Of course, the bad future is really bad (make-Hitler-and-Stalin-look-like-mere-playground-bullies bad), and just writing about it can be very tiring. I'd want the far more positive scenario to be done first, just to contrast.

Reminds me of the backstory to Fitzpatrick's War, in which the horrors of the late 21st century are so vast that Hitler and Stalin are almost forgotten figures, their crimes rendered petty by comparison.
 
The POD is in 1802, which I admit is probably not far enough back to justify reorganizing all the provinces, but like..... Argentine provinces IOTL look like ass, yannow? As for Entre Ríos, I figured renaming the province after the Uruguay river (which it borders) would just be a fun kind of historical irony sort of thing, but I could certainly change it back. I feel pretty comfortable, though, with many of the other provinces keeping their names, as the majority of them are after their capital cities, which I haven't changed.
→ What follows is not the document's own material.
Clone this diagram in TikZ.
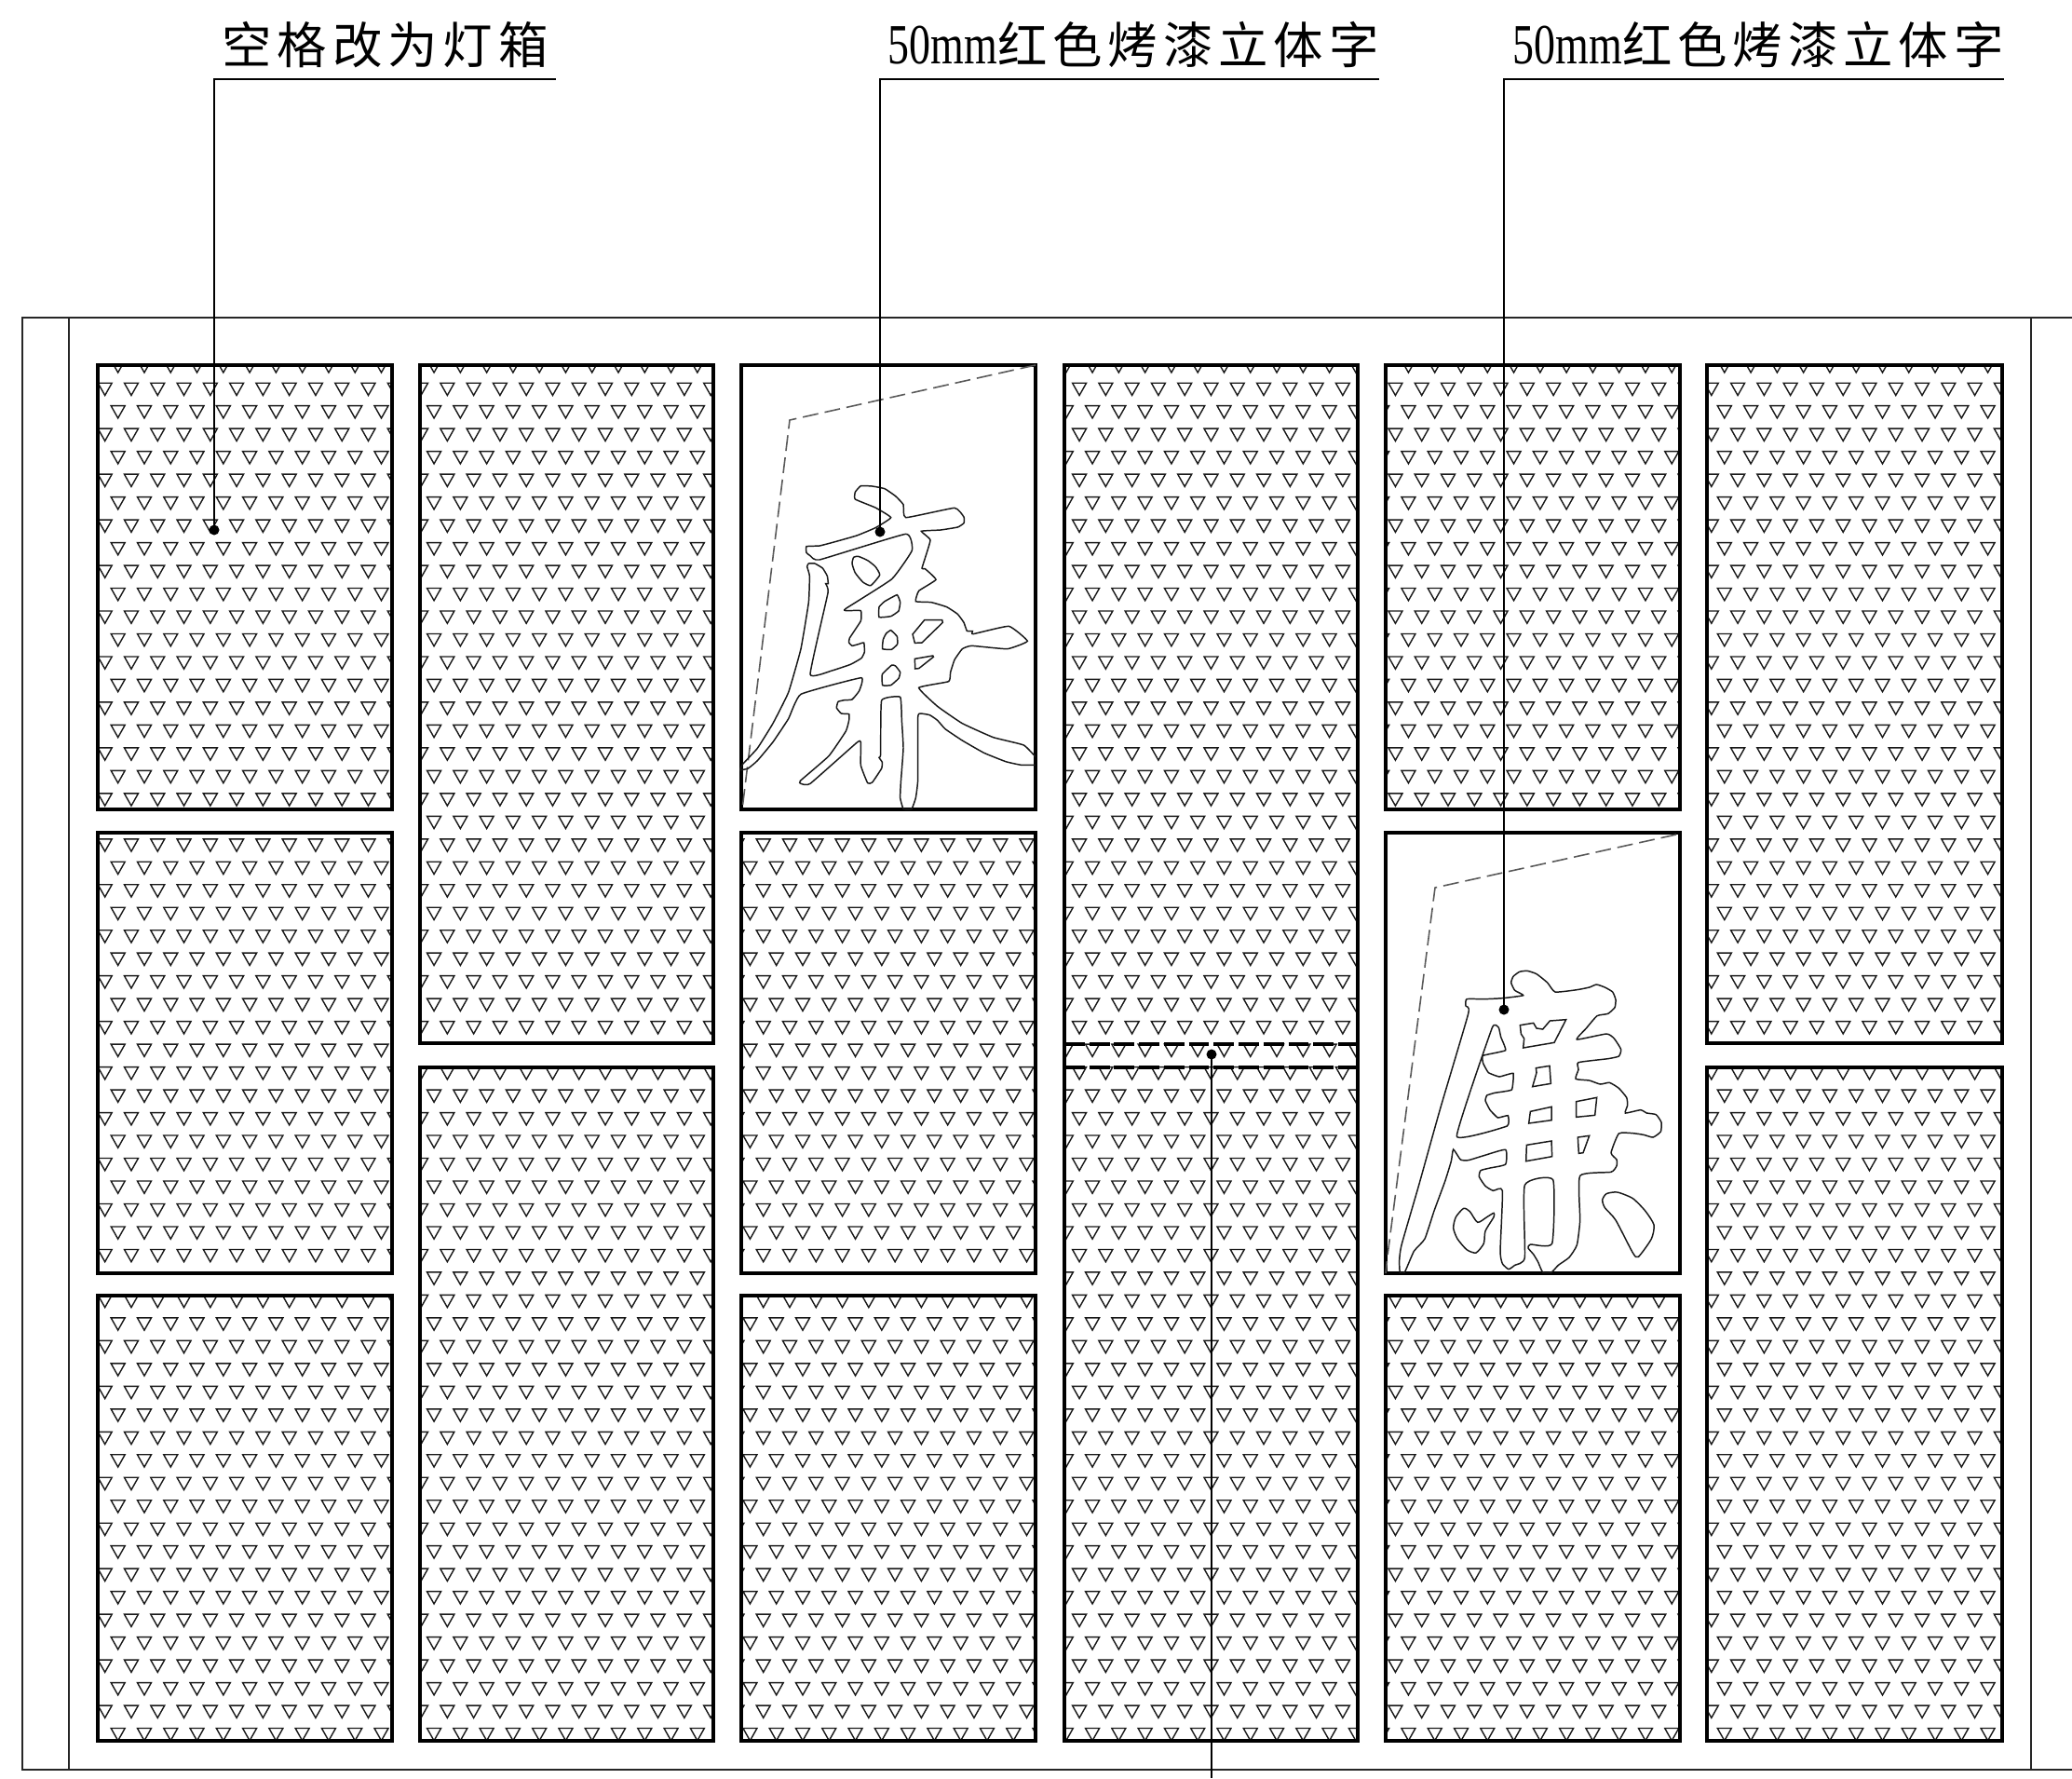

Provinces that weren't around at Argentine independence I did change: note Río Negro (in OTL Uruguay, rather than Patagonia), all of the Gran Chaco provinces, and all of the Patagonian provinces save Chubut and Neuquén (which were named after rivers, themselves with etymologies in indigenous languages, so I figured keeping the names was fine). Thanks for the feedback!

Edit: Okay, went back and changed some stuff.
To be honest, with some more years of divergence, it would make sense since the capital of Entre Ríos at the time was Concepción del Uruguay. I still think it is more realistic to have it be Entre Ríos.
 
Reminds me of the backstory to Fitzpatrick's War, in which the horrors of the late 21st century are so vast that Hitler and Stalin are almost forgotten figures, their crimes rendered petty by comparison.

That book had a pretty insane premise, when you think about it. Steampunk Alexander the Great, in the Future! Some pretty interesting world building, too.